Anyone intelligent enough to think it through knows it's a paradox, so anyone who truly does want free speech clearly hasn't actually thought it through. They exist, but nobody should take them seriously.
I don't, so I assume I'm not that intelligent. Would you please explain to me how is it a paradox?
It's not just speech - it's speech with an intention to do harm. That's like saying going into a bank and saying "my partner there has a gun and he will start shooting unless you give me money" is also abusing free speech - it's not about speech, it's about actions in the real world.
> If you allow all speech, some speakers will use that tool to restrict others' speech, which means not all speech is actually allowed
Nobody uses speech on its own to restrict others' speech.
> "Free speech" is a paradox.
I'm not convinced, see above explanations.
Sure, there are phonies. Therefore it is impossible to believe that anyone is genuine? No.
We haven't moved anywhere, because it's not speech that's illegal, it's the intention to do harm. You could perfectly well communicate your intentions to do harm with no speech at all, e.g. by pointing a gun to a bank teller without saying a word. If you use speech to offer to sell drugs to somebody, and a cop arrests you for it, that's not an issue of free speech, that's an issue of drug dealing.
The fact that you aren't allowed to commit crimes by using your speech doesn't make free speech itself a paradox - otherwise any use of the word "free" in the context of humans in society might as well be paradoxical. "We're not free to commit a murder, therefore individual freedom is a paradox" - that'd be quite a naive take on the matter.
In case of free speech as an ideal, it's still a bullshit argument. You cannot suppress speech with speech alone. Go on any anonymous internet forum and try to suppress someone's speech by e.g. threatening to doxx/harm them - you will be laughed at, because on the internet there is no real threat of harm. It's always the threat of harm that actually suppresses speech, not speech itself.

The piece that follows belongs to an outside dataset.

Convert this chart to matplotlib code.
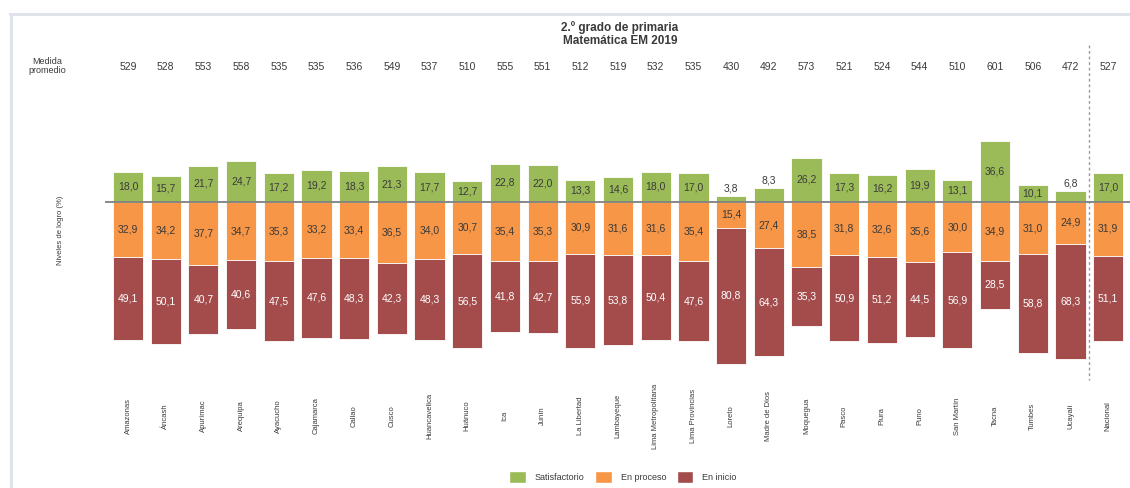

That fact that you use speech to deliver the threat doesn't in itself create a paradox.
In context of freedom of movement, that argument would be akin to "free movement is a paradox because you can suppress someone's movement by holding them down". Yes, you use free movement to walk up to a person, but it's not your movement that holds them down.
Because everybody has a point where they don't want free speech anymore. If I gathered your home address and told everyone you were a pedophile that needed to be killed, you'd probably be less stoked about free speech.